David Yost

Current position
- Title: Offensive coordinator/Quarterbacks Coach
- Team: New Mexico State
- Conference: C-USA

Biographical details
- Born: Carrollton, Ohio, U.S.
- Alma mater: Kent State (1992)

Coaching career (HC unless noted)
- 1988–1989: Tiffin (WR)
- 1990–1995: Tiffin (OC/QB/WR)
- 1996–2000: Toledo (QB)
- 2001–2008: Missouri (QB)
- 2009–2010: Missouri (OC/QB)
- 2011–2012: Missouri (AHC/OC)
- 2013–2015: Washington State (WR)
- 2016: Oregon (PGC/QB)
- 2017–2018: Utah State (OC/QB)
- 2019–2021: Texas Tech (OC/QB)
- 2022–2024: FIU (OC/QB)
- 2025–present: New Mexico State (OC/QB)

= David Yost (American football) =

American football coach

David Yost is an American football coach.
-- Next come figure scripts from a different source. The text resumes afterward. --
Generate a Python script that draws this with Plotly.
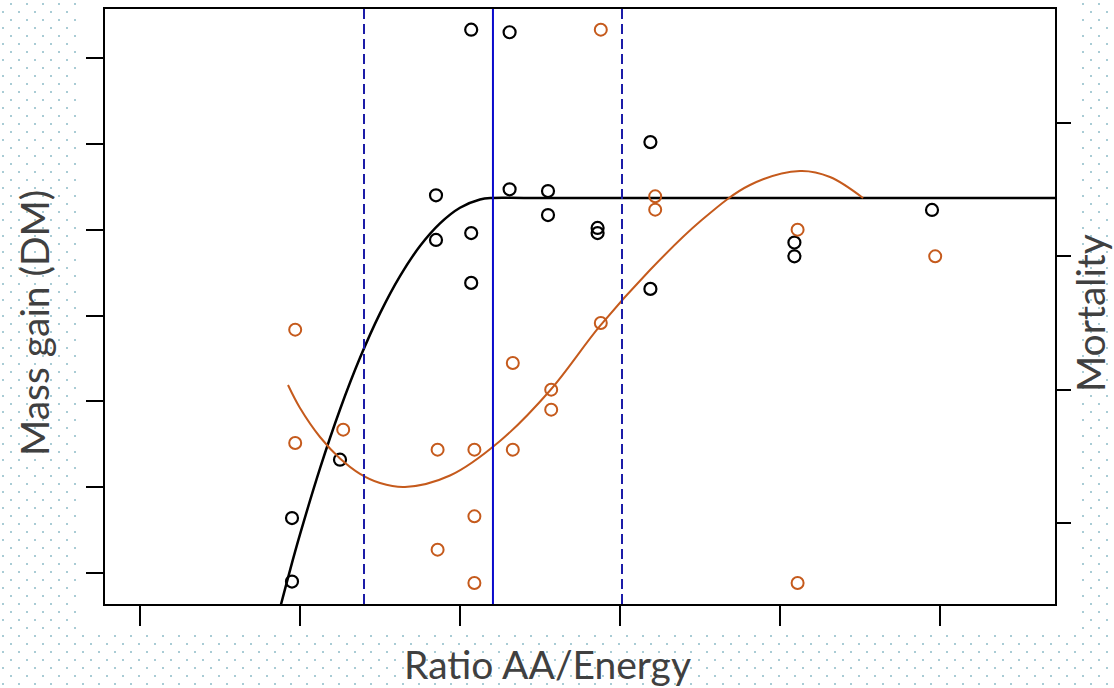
import base64
import plotly.graph_objects as go

# ---------------- data ----------------
x_ticks = [1, 2, 3, 4, 5, 6]
y_ticks = [1, 2, 3, 4, 5, 6, 7]
y2_ticks = [1, 2, 3, 4]

# Mass gain (left axis) observations
mass_x = [1.95, 1.95, 2.25, 2.85, 2.85, 3.07, 3.07, 3.07, 3.31, 3.31,
          3.55, 3.55, 3.86, 3.86, 4.19, 4.19, 5.09, 5.09, 5.95]
mass_y = [0.90, 1.64, 2.32, 5.40, 4.88, 4.96, 4.38, 7.33, 7.30, 5.47,
          5.45, 5.17, 5.02, 4.96, 6.02, 4.31, 4.85, 4.69, 5.23]

# Mortality (right axis) observations
mort_x = [1.97, 1.97, 2.27, 2.86, 2.86, 3.09, 3.09, 3.09, 3.33, 3.33,
          3.57, 3.57, 3.88, 3.88, 4.22, 4.22, 5.11, 5.11, 5.97]
mort_y = [2.45, 1.60, 1.70, 1.55, 0.80, 1.55, 1.05, 0.55, 1.55, 2.20,
          2.00, 1.85, 2.50, 4.70, 3.45, 3.35, 3.20, 0.55, 3.00]

# Fitted quadratic-plateau curve for mass gain
mass_fit_x = [1.844, 1.9375, 2.0, 2.125, 2.25, 2.375, 2.5, 2.625, 2.75,
              2.875, 3.0, 3.125, 3.206, 3.4, 4.0, 5.0, 6.0, 6.8]
mass_fit_y = [0.367, 1.031, 1.449, 2.219, 2.905, 3.507, 4.025, 4.459, 4.809,
              5.073, 5.255, 5.352, 5.369, 5.369, 5.369, 5.369, 5.369, 5.369]

# Fitted mortality curve
mort_fit_x = [1.925, 2.0, 2.125, 2.25, 2.375, 2.5, 2.656, 2.9375, 3.25,
              3.5625, 3.875, 4.1875, 4.5, 4.8125, 5.125, 5.3125, 5.519]
mort_fit_y = [2.035, 1.8625, 1.645, 1.484, 1.369, 1.30, 1.27, 1.356, 1.615,
              1.994, 2.478, 2.8975, 3.261, 3.535, 3.64, 3.595, 3.4375]

# Breakpoint and its confidence limits
breakpoint_x = 3.206
ci_x = [2.40, 4.0125]

# ---------------- styling ----------------
W, H = 1114, 688
BLACK = "#000000"
ORANGE = "#c55a1c"
TEXT = "#404040"
FONT = "Lato"
FSIZE = 39

svg = f"""<svg xmlns='http://www.w3.org/2000/svg' width='{W}' height='{H}'>
<defs><pattern id='p' width='16' height='16' patternUnits='userSpaceOnUse'>
<rect x='10' y='3' width='2' height='2' fill='#a9ccd5'/>
<rect x='2' y='11' width='2' height='2' fill='#a9ccd5'/>
</pattern></defs>
<rect width='{W}' height='{H}' fill='white'/>
<rect width='{W}' height='{H}' fill='url(#p)'/>
<rect x='78' y='0' width='1002' height='632' fill='white'/>
</svg>"""
svg_uri = "data:image/svg+xml;base64," + base64.b64encode(svg.encode()).decode()

fig = go.Figure()

fig.add_trace(go.Scatter(x=mass_fit_x, y=mass_fit_y, mode="lines",
                         line=dict(color=BLACK, width=2.5, shape="spline"), yaxis="y",
                         showlegend=False, hoverinfo="skip"))
fig.add_trace(go.Scatter(x=mort_fit_x, y=mort_fit_y, mode="lines",
                         line=dict(color=ORANGE, width=2, shape="spline"),
                         yaxis="y2", showlegend=False, hoverinfo="skip"))
fig.add_trace(go.Scatter(x=mass_x, y=mass_y, mode="markers", yaxis="y",
                         marker=dict(symbol="circle-open", size=12,
                                     color=BLACK, line=dict(width=2.2, color=BLACK)),
                         showlegend=False))
fig.add_trace(go.Scatter(x=mort_x, y=mort_y, mode="markers", yaxis="y2",
                         marker=dict(symbol="circle-open", size=12,
                                     color=ORANGE, line=dict(width=2, color=ORANGE)),
                         showlegend=False))

shapes = [dict(type="line", xref="x", yref="y domain", x0=breakpoint_x, x1=breakpoint_x,
               y0=0, y1=1, line=dict(color="#0a0acc", width=2), layer="above")]
for cx in ci_x:
    shapes.append(dict(type="line", xref="x", yref="y domain", x0=cx, x1=cx, y0=0, y1=1,
                       line=dict(color="#1c1ca8", width=2, dash="10px,5px"), layer="above"))

x_dom = [105 / W, 1055 / W]
y_dom = [1 - 604 / H, 1 - 9 / H]

axis_common = dict(showline=True, linecolor=BLACK, linewidth=2, ticks="outside",
                   tickwidth=2, tickcolor=BLACK, showticklabels=False,
                   showgrid=False, zeroline=False)

fig.update_layout(
    width=W, height=H,
    margin=dict(l=0, r=0, t=0, b=0),
    paper_bgcolor="white", plot_bgcolor="rgba(0,0,0,0)",
    xaxis=dict(domain=x_dom, range=[0.78125, 6.71875], tickvals=x_ticks,
               ticklen=20, mirror=True, **axis_common),
    yaxis=dict(domain=y_dom, range=[0.6388, 7.5709], tickvals=y_ticks,
               ticklen=17, mirror=True, **axis_common),
    yaxis2=dict(overlaying="y", side="right", anchor="x", range=[0.3925, 4.855],
                tickvals=y2_ticks, ticklen=15, ticks="outside", tickwidth=2,
                tickcolor=BLACK, showticklabels=False, showline=False,
                showgrid=False, zeroline=False),
    shapes=shapes,
    images=[dict(source=svg_uri, xref="paper", yref="paper", x=0, y=1,
                 sizex=1, sizey=1, xanchor="left", yanchor="top",
                 sizing="stretch", layer="below")],
    annotations=[
        dict(text="Ratio AA/Energy", xref="paper", yref="paper", x=547 / W, y=0,
             showarrow=False, font=dict(family=FONT, size=FSIZE, color=TEXT),
             xanchor="center", yanchor="bottom", borderpad=0),
        dict(text="Mass gain (DM)", xref="paper", yref="paper", x=34 / W, y=1 - 323 / H,
             showarrow=False, textangle=-90, font=dict(family=FONT, size=FSIZE, color=TEXT),
             xanchor="center", yanchor="middle"),
        dict(text="Mortality", xref="paper", yref="paper", x=1, y=1 - 313 / H,
             showarrow=False, textangle=-90, font=dict(family=FONT, size=FSIZE, color=TEXT),
             xanchor="right", yanchor="middle", borderpad=0),
    ],
)

fig.write_html("out.html")
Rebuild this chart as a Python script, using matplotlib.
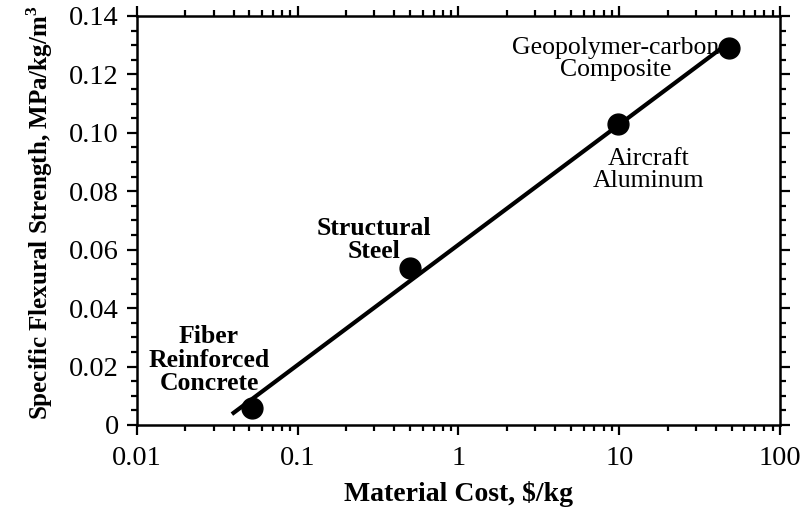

He is the offensive coordinator for the New Mexico State Aggies.

==Coaching career==
Yost started his coaching career at Tiffin as their wide receivers coach. After one year with Tiffin, he was promoted to be the team's offensive coordinator and quarterbacks coach. After eight years with Tiffin, Yost joined Toledo as the team's quarterbacks coach, where he remained for five years. Yost was then hired to coach the quarterbacks for Missouri. After eight seasons as the Tigers quarterbacks coach, he became the team's offensive coordinator. After 12 years with Missouri, Yost resigned from his position. Yost later joined Washington State as the team's wide receiver coach for three years. Yost was then hired by Oregon to be their passing game coordinator. After one year with Oregon, Yost was hired by Utah State to fill the team's offensive coordinator and quarterbacks coach positions. In his time with Utah State, he was named a Broyles Award semifinalist in 2018 after helping the team achieve school records in points and touchdowns. After two years with Utah State, Yost was hired by Texas Tech as the team's offensive coordinator and quarterbacks coach. After two years with Texas Tech, Yost was fired. Yost then accepted a job at FIU as the offensive coordinator and quarterbacks coach.